The most effective 2026 social engineering attacks create high-pressure
emotional scenarios: a family member in apparent distress, a financial
institution claiming an account compromise, or an employer reporting an urgent
compliance issue. These scenarios are designed to trigger an emotional response
that bypasses rational evaluation. The combination of a real-time AI firewall
with a deliberately established family verification protocol addresses both
dimensions of this threat.
Warning: High-Risk Scenarios That Are
Increasing in 2026
✘ Wire transfer requests preceded by a voice call from a known contact.
This is the signature pattern of the "Business Email Compromise"
attack in its 2026 voice-cloning variant. Legitimate institutions and family
members do not request wire transfers through voice calls alone. Any such
request should be verified through an independently established callback
number.
✘ Video calls that request credential sharing or account access.
Real-time deepfake technology is capable enough in 2026 to sustain a short
video call with a fabricated identity. Video confirmation is no longer a
reliable substitute for multi-factor verification through a separate channel.
✘ "Security alert" messages requesting immediate action.

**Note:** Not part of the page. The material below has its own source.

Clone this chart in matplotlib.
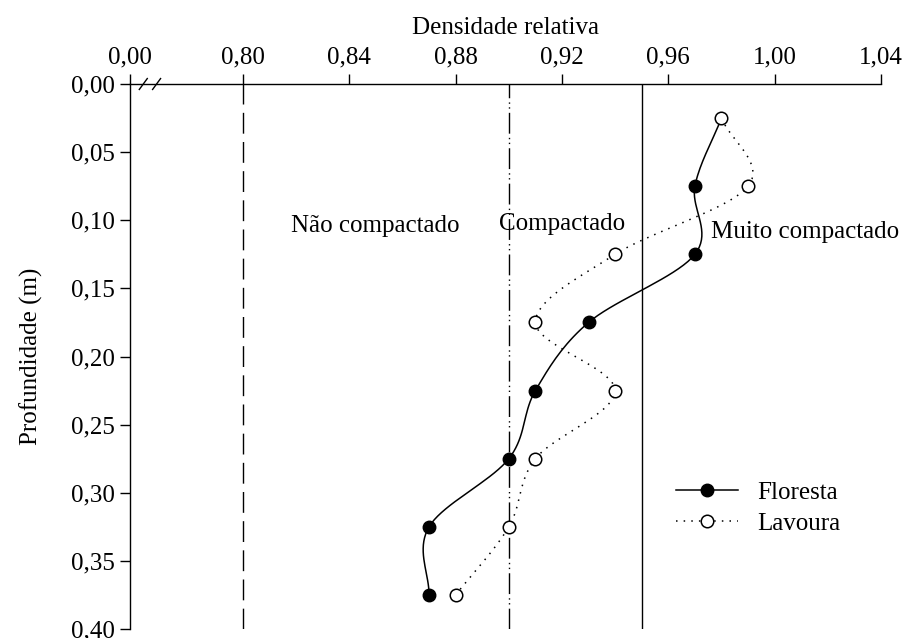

Urgency is a structural component of AI-generated scam scripts. Legitimate
financial institutions do not require you to take immediate irreversible action
to protect an account. Any message with this structure should be treated as
presumptively fraudulent until verified through an independent channel.
Building a Layered Personal Security
Architecture for 2026
✔ Activate the AI security features built into your 2026 smartphone.
Both major mobile platforms have integrated deepfake detection and suspicious
call flagging into their operating system security suites. These features are
off by default on many devices; enabling them provides immediate baseline
protection at no additional cost.
✔ Establish a family verification protocol. Designate a non-digital code
word known only to your immediate family. Communicate clearly that any
emergency contact — regardless of how urgent or convincing — that cannot
provide this code should be treated as potentially fabricated.
✔ Migrate all financial account access to passkey-based authentication.
Contact each financial institution and request passkey setup if it has not been
prompted automatically. Simultaneously, remove security questions and SMS-based
two-factor authentication wherever passkeys are available.
A Question Worth Sitting With:
If an AI system can produce a call that looks like your employer and sounds
like your spouse, what does your verification protocol look like when a
high-stakes financial decision needs to be made in under five minutes — and
does that protocol currently exist in a form that your family members could
independently execute without your guidance?
Disclaimer: This article is for informational purposes only and does not constitute professional cybersecurity or legal advice. No software or hardware can provide 100% protection against all digital threats. Always follow the official security guidelines of your financial institutions and consult with a licensed cybersecurity professional to secure your specific digital environment.